Sagi Groners video 04.11.02, waarin de kunstenaar samen met drie vrienden een Israëlisch winkelcentrum bezoekt waar eerder die dag een zelfmoordaanslag heeft plaats gevonden, staat al even ver af van enig idealisme. Evenals Kallinen’s video gaat 04.11.02 over de omgang van het individu met een keiharde werkelijkheid. In schokkende en korrelige beelden (er is vanuit de hand in het donker gefilmd) zoomt de camera eerst in op mannen die, zo wordt ons later verteld, lichaamsdelen verzamelen, waarop we de gesprekken van de drie vrienden volgen als ze terug naar huis lopen en in het appartement bij elkaar zitten. Ze praten over de bedoelingen van de terrorist, de schoenen die ze in het winkelcentrum gekocht hebben, de aarzeling van een zelfmoordenaar, de onmogelijkheid van het voorkomen van zo’n daad van geweld. Op een indringende manier zijn we getuige van een moment, waarin een groep mensen samen zoekt naar woorden om hun gevoelens over een extreme en in wezen onbevattelijke gebeurtenis een plek te geven. De kracht van dit werk ligt in de directheid en intimiteit ervan, die samenhangt met de relatie van de maker tot zijn onderwerp. Zo begint de video met een close-up van de kunstenaar die ons vertelt dat het de dag van zijn verjaardag is en hij ons mee gaat nemen om met zijn vrienden te gaan kijken naar iets dat net gebeurd is. Tegelijk buitenstaander (als cameraman) en insider (in de relatie tot zijn vrienden), maar ook als iemand die zijn land verlaten heeft maar daar onlosmakelijk bij betrokken blijft, maakt Groner de kijker getuige van een persoonlijke zoektocht naar een houding tot het onvoorstelbare. De ruwe esthetiek van het beeld draagt bij aan deze kwetsbaarheid van het voorgestelde.

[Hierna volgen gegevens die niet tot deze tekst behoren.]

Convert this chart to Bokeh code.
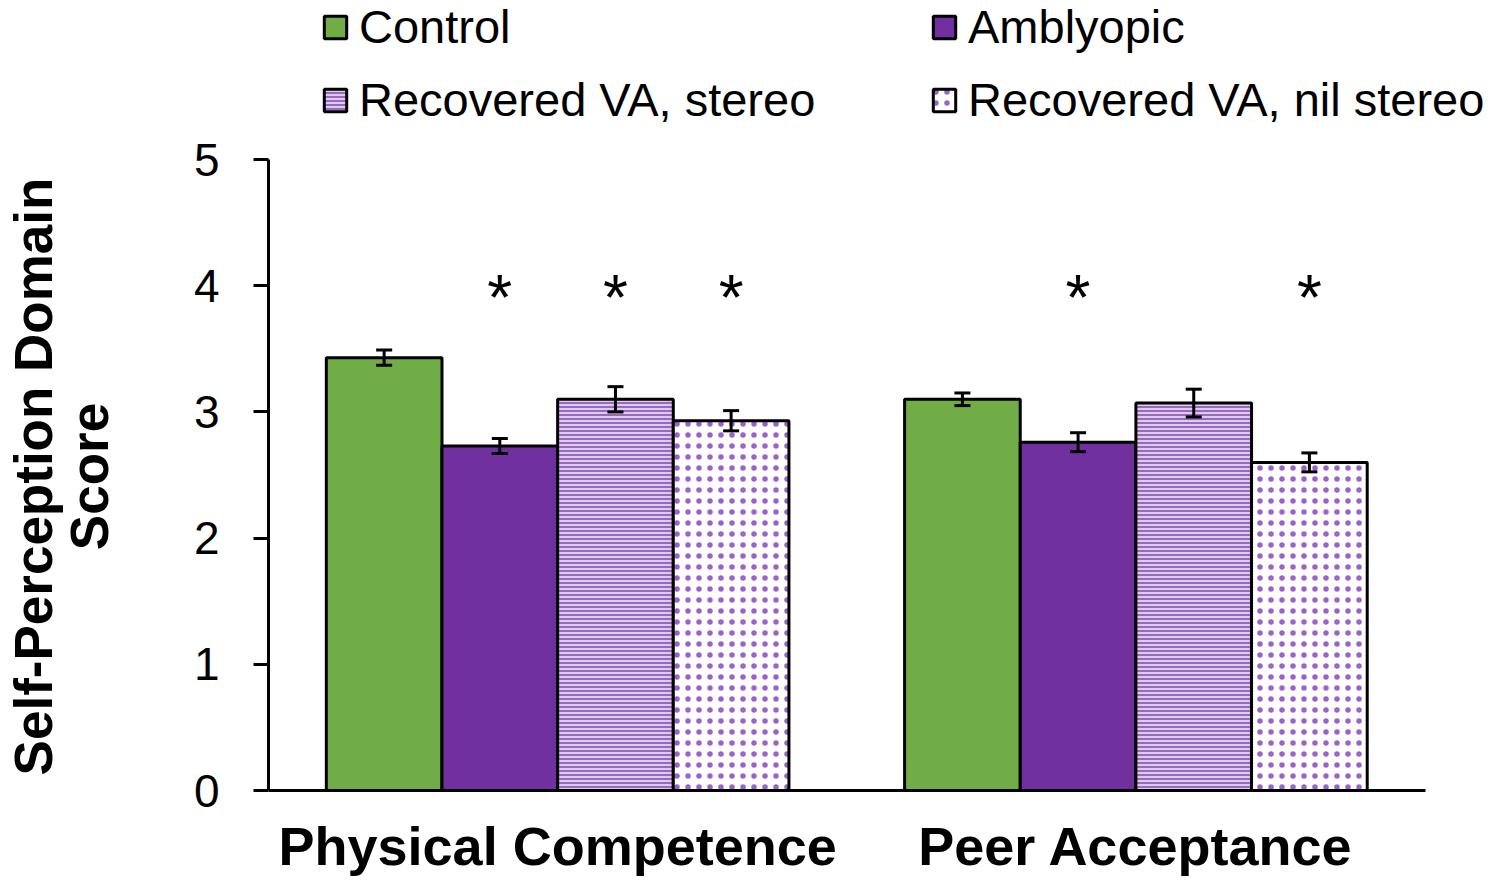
from bokeh.plotting import figure
from bokeh.models import (Range1d, ColumnDataSource, Whisker, Legend,
                          LegendItem, TeeHead, FixedTicker)
from bokeh.core.properties import value
from bokeh.embed import file_html
from bokeh.resources import INLINE

# ---------------- data ----------------
domains = ["Physical Competence", "Peer Acceptance"]
groups = ["Control", "Amblyopic", "Recovered VA, stereo", "Recovered VA, nil stereo"]

control_mean = [3.43, 3.10]
control_err = [0.06, 0.05]
amblyopic_mean = [2.73, 2.76]
amblyopic_err = [0.06, 0.075]
stereo_mean = [3.10, 3.07]
stereo_err = [0.10, 0.11]
nilstereo_mean = [2.93, 2.60]
nilstereo_err = [0.08, 0.075]

# significance markers (* = different from control)
control_sig = [False, False]
amblyopic_sig = [True, True]
stereo_sig = [True, False]
nilstereo_sig = [True, True]

y_ticks = [0, 1, 2, 3, 4, 5]

means = [control_mean, amblyopic_mean, stereo_mean, nilstereo_mean]
errs = [control_err, amblyopic_err, stereo_err, nilstereo_err]
sigs = [control_sig, amblyopic_sig, stereo_sig, nilstereo_sig]

# ---------------- styles / layout ----------------
FONT = "Liberation Sans"
offsets = [-0.3, -0.1, 0.1, 0.3]
styles = [
    dict(fill_color="#70AD47"),
    dict(fill_color="#7030A0"),
    dict(fill_color="#dccbea", hatch_pattern="horizontal_line", hatch_color="#8650b4",
         hatch_scale=4, hatch_weight=1.6),
    dict(fill_color="#ffffff", hatch_pattern="dot", hatch_color="#9a63cc",
         hatch_scale=11, hatch_weight=1),
]
ast_y = 3.90
centers = [k + 0.5 for k in range(len(domains))]      # category centres on the x scale
# plotting area extends above 5 (legend) and right of the last category (legend text)
Y_TOP = 5 * 790 / 631
X_END = len(domains) * (1484 - 257) / 1167
PAD = "\u00a0" * 11   # keeps the rotated axis title centred on the 0-5 axis

p = figure(x_range=Range1d(0, X_END), y_range=Range1d(0, Y_TOP),
           width=1484, height=879, output_backend="svg", toolbar_location=None,
           min_border_left=257, min_border_right=0, min_border_top=0, min_border_bottom=89)
p.outline_line_color = None
p.xgrid.grid_line_color = None
p.ygrid.grid_line_color = None
p.background_fill_color = "white"

renderers = []
for i, g in enumerate(groups):
    xs = [c + offsets[i] for c in centers]
    src = ColumnDataSource(dict(
        x=xs, top=means[i],
        upper=[m + e for m, e in zip(means[i], errs[i])],
        lower=[m - e for m, e in zip(means[i], errs[i])],
    ))
    r = p.vbar(x="x", top="top", width=0.2, source=src,
               line_color="black", line_width=3, **styles[i])
    renderers.append(r)
    w = Whisker(source=src, base="x", upper="upper", lower="lower",
                line_color="black", line_width=3, level="overlay",
                upper_head=TeeHead(size=16, line_width=3, line_color="black"),
                lower_head=TeeHead(size=16, line_width=3, line_color="black"))
    p.add_layout(w)
    sx = [x for x, s in zip(xs, sigs[i]) if s]
    if sx:
        ssrc = ColumnDataSource(dict(x=sx, y=[ast_y] * len(sx), t=["*"] * len(sx)))
        p.text(x="x", y="y", text="t", source=ssrc,
               text_font=value(FONT), text_font_size="64px", text_align="center",
               text_baseline="alphabetic", text_color="black")

# axes
p.yaxis.ticker = FixedTicker(ticks=y_ticks)
p.yaxis.bounds = (0, 5)
p.yaxis.axis_line_width = 3
p.yaxis.major_tick_line_width = 3
p.yaxis.major_tick_out = 15
p.yaxis.major_tick_in = 0
p.yaxis.minor_tick_line_color = None
p.yaxis.major_label_text_font = FONT
p.yaxis.major_label_text_font_size = "46px"
p.yaxis.major_label_text_color = "black"
p.yaxis.major_label_standoff = 34
p.yaxis.axis_label = "Self-Perception Domain" + PAD + "\nScore" + PAD
p.yaxis.axis_label_text_font = FONT
p.yaxis.axis_label_text_font_style = "bold"
p.yaxis.axis_label_text_font_size = "53px"
p.yaxis.axis_label_text_line_height = 0.95
p.yaxis.axis_label_text_color = "black"
p.yaxis.axis_label_standoff = 72

p.xaxis.ticker = FixedTicker(ticks=centers)
p.xaxis.major_label_overrides = {c: d for c, d in zip(centers, domains)}
p.xaxis.bounds = (0, len(domains))
p.xaxis.axis_line_width = 3
p.xaxis.major_tick_line_color = None
p.xaxis.minor_tick_line_color = None
p.xaxis.major_label_text_font = FONT
p.xaxis.major_label_text_font_style = "bold"
p.xaxis.major_label_text_font_size = "54px"
p.xaxis.major_label_text_color = "black"
p.xaxis.major_label_standoff = 19

def make_legend(items, loc):
    return Legend(items=items, location=loc, orientation="vertical",
                  border_line_color=None, background_fill_alpha=0, padding=0, margin=0,
                  spacing=18, glyph_width=28, glyph_height=28, label_height=55,
                  label_standoff=10, label_text_font=FONT, label_text_font_size="47px",
                  label_text_color="black")

leg1 = make_legend([LegendItem(label=groups[0], renderers=[renderers[0]]),
                    LegendItem(label=groups[2], renderers=[renderers[2]])], (53, 663))
leg2 = make_legend([LegendItem(label=groups[1], renderers=[renderers[1]]),
                    LegendItem(label=groups[3], renderers=[renderers[3]])], (662, 663))
p.add_layout(leg1, "center")
p.add_layout(leg2, "center")

open("out.html", "w").write(file_html(p, INLINE))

In het licht van het concept van de tentoonstelling vond ik de enige interessante keuze de installaties van William Speakman. Zijn werk gaat veeleer op een metaforisch, abstract niveau over idealisme. National Geographic bestaat uit een decoratieve en suggestieve opening in de muur, omrand door een houten lijst waar de toeschouwer doorheen kan stappen. Erachter bevindt zich een houtwerkplaats waar deze frames gemaakt worden. Dezelfde houten frames staan tegen de muur, er bevindt zich een zaagmachine, en zaagsel vermengd met popcorn ligt verspreid over de vloer. Op een plankje ligt een stapel tijdschriften van National Geographic, een verwijzing naar de wereld en tegelijk naar de gemediatiseerde versie ervan. Al onze zintuigen worden bespeeld om een ervaring te creëren van een grensgebied tussen verschillende niveaus van realiteit, terwijl de fases die de kunstenaar doorwerkt transparant blijven en zo de cognitie aanspreken. Ook zijn tweede installatie is zo’n mengvorm van architectuur, decor en sculptuur. Ditmaal stappen we een zelfgebouwde ruimte binnen die bestaat uit een halfdonkere kamer waarin meubels opgeslagen zijn, waarachter zich, verbonden door een smal gangetje, een tweede helverlichte ruimte bevindt die leeg is. Hier, in de verbeelding van een grensruimte die de mogelijkheid van de kunst tot transformatie en betekenisgeving zelf aanspreekt, kan reflectie op artistiek idealisme een aanvang vinden.